The Kremlin’s fighters lost 44 tanks in 24 hours, the Ukrainian military said on Monday, bringing Kyiv’s tally of Russian tank losses to 5,783 since the outbreak of all-out war in the country in February 2022.

Russia also lost 60 armored personnel vehicles (APVs) in the past day, Kyiv’s armed forces said. According to Ukraine’s updated statistics, Moscow has lost a total of 10,752 APVs in the almost 22 months of warfare. Russia also lost 38 artillery systems on the battlefield over the past day, Ukraine said.

A Ukrainian tank is seen near Avdiivka in Ukraine on December 7, 2023. Russia had lost 44 tanks in the previous 24 hours, the Ukrainian military said on Monday.
Kostya Liberov/Libkos/Getty Images

Newsweek could not independently verify the Ukrainian military’s figures, and has reached out to the Russian Defense Ministry for comment via email. In an update on Sunday, Moscow said Ukraine had lost a total of 14,135 tanks and armored vehicles, as well as 7,369 field artillery guns and mortars since the start of the conflict.

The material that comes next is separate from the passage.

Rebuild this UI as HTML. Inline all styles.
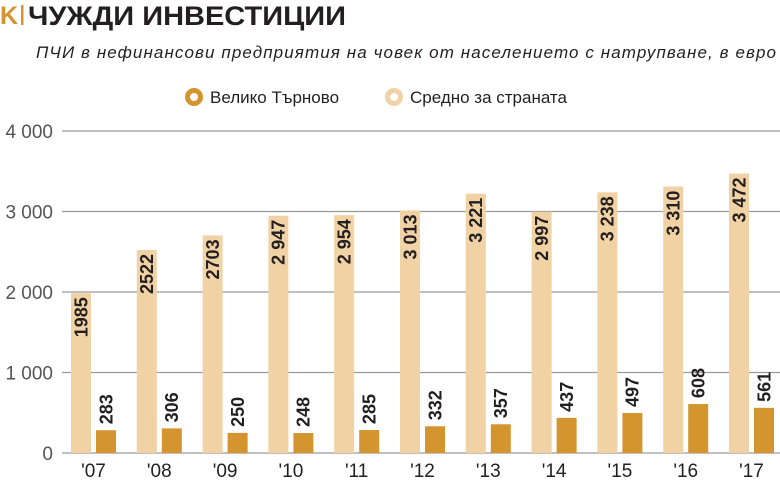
<!DOCTYPE html>
<html><head><meta charset="utf-8"><style>
body{margin:0;background:#fff;width:780px;height:482px;overflow:hidden;font-family:"Liberation Sans",sans-serif}
</style></head><body>
<svg width="780" height="482">
<text x="0" y="24" font-size="25" font-weight="bold" fill="#d4952f">K</text>
<rect x="21" y="5" width="2.5" height="20" fill="#d4952f"/>
<text x="28" y="25" font-size="27" font-weight="bold" fill="#231f20" textLength="318" lengthAdjust="spacingAndGlyphs">ЧУЖДИ ИНВЕСТИЦИИ</text>
<text x="776" y="58" font-size="17" font-style="italic" fill="#231f20" text-anchor="end" textLength="740">ПЧИ в нефинансови предприятия на човек от населението с натрупване, в евро</text>
<g>
<circle cx="194" cy="97" r="6.5" fill="none" stroke="#d4952f" stroke-width="5"/>
<text x="210" y="103" font-size="17" fill="#231f20">Велико Търново</text>
<circle cx="394" cy="97" r="6.5" fill="none" stroke="#f0d2a4" stroke-width="5"/>
<text x="410" y="103" font-size="17" fill="#231f20">Средно за страната</text>
</g>
<g id="grid"></g><g id="bars"></g>
</svg>
<script>
const years=["'07","'08","'09","'10","'11","'12","'13","'14","'15","'16","'17"];
const avgValues=[1985,2522,2703,2947,2954,3013,3221,2997,3238,3310,3472];
const avgLabels=["1985","2522","2703","2 947","2 954","3 013","3 221","2 997","3 238","3 310","3 472"];
const vtValues=[283,306,250,248,285,332,357,437,497,608,561];
const tickValues=[0,1000,2000,3000,4000];
const tickLabels=["0","1 000","2 000","3 000","4 000"];
const NS="http://www.w3.org/2000/svg";
const y=v=>453-v*0.0805;
const gx=i=>93.5+i*65.8;
function mk(tag,attrs,parent,txt){const e=document.createElementNS(NS,tag);for(const k in attrs)e.setAttribute(k,attrs[k]);if(txt!==undefined)e.textContent=txt;parent.appendChild(e);return e;}
const grid=document.getElementById('grid'),bars=document.getElementById('bars');
tickValues.forEach((t,i)=>{
 const l=mk('line',{x1:62,x2:780,y1:y(t),y2:y(t),stroke:'#9a9a9a','stroke-width':1.3},grid);
 
 
 const tx=mk('text',{x:53,y:y(t)+7,'font-size':19,fill:'#555','text-anchor':'end','font-weight':300},grid,tickLabels[i]);
 
 
});
years.forEach((yr,i)=>{
 const c=gx(i);
 const a=mk('rect',{x:c-22.5,y:y(avgValues[i]),width:20,height:453-y(avgValues[i]),fill:'#f0d2a4'},bars);
 
 
 const ax=c-12.5,ay=y(avgValues[i])+4;
 const at=mk('text',{x:ax,y:ay,'font-size':18,fill:'#231f20','text-anchor':'end','font-weight':'bold',transform:`rotate(-90 ${ax} ${ay})`,dy:'0.35em'},bars,avgLabels[i]);
 
 
 const b=mk('rect',{x:c+2.5,y:y(vtValues[i]),width:20,height:453-y(vtValues[i]),fill:'#d4952f'},bars);
 
 
 const bx=c+12.5,by=y(vtValues[i])-6;
 const bt=mk('text',{x:bx,y:by,'font-size':18,fill:'#231f20','text-anchor':'start','font-weight':'bold',transform:`rotate(-90 ${bx} ${by})`,dy:'0.35em'},bars,String(vtValues[i]));
 
 
 const xl=mk('text',{x:c,y:477,'font-size':19,fill:'#231f20','text-anchor':'middle'},bars,yr);
 
 
});
</script>
</body></html>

The Ukrainian General Staff has been approached for comment via email.

In nearly two years of grueling warfare, Russia’s has lost huge chunks of its pre-war armored vehicle and tank fleets. It is very difficult to gain an accurate picture of just how many armored vehicles and tanks have been damaged, destroyed, captured or abandoned, but Western analysts suggest Ukraine’s numbers are not far from the true count.

In early November, Britain’s armed forces minister, James Heappey, told U.K. lawmakers that Russia had lost more than 7,117 armored vehicles, including nearly 2,475 main battle tanks, as well as over 1,300 artillery systems.

Significant Russian vehicle losses are unlikely to slow as Moscow pushes on with its onslaught around the Donetsk industrial town of Avdiivka. Between Russia launching its offensive on the town on October 10 and November 28, Moscow lost more than 211 vehicles around Avdiivka, according to satellite imagery analysis by the Frontelligence Insight project.

A column of Russian armored vehicles had advanced on Avdiivka over the weekend, and Ukraine destroyed around half of them, Dmytro Lazutkin, a spokesperson for Ukraine’s 47th Brigade, told Ukrainian media on Sunday. Russia was using BMP infantry fighting vehicles to back up its troops around the town, Lazutkin said.

“Our brigade is holding back the Russian offensive on the northern flank of Avdiivka,” Lazutkin told Newsweek last week. “Defending the city is worthwhile as long as we exhaust the Russians.”

“We will continue to hold the city. Of course, they can try to surround Avdiivka, but it will cost them dearly,” he added.

Russian forces have switched to infantry-led attacks around Avdiivka to “conserve armored vehicles following the first two waves of assaults on the settlement,” the U.S. think tank, the Institute for the Study of War (ISW), said on Saturday.

Russia has made gains near the village of Stepove, just under two miles northwest of Avdiivka, the ISW said in an updated analysis on Sunday. Ukrainian forces also advanced east of the village of Nevelske, southwest of the industrial town, the ISW evaluated.

The Russian Defense Ministry did not mention Avdiivka in its Sunday operational report, but Ukraine said on Monday that its troops repelled 27 attacks along the front line close to the town.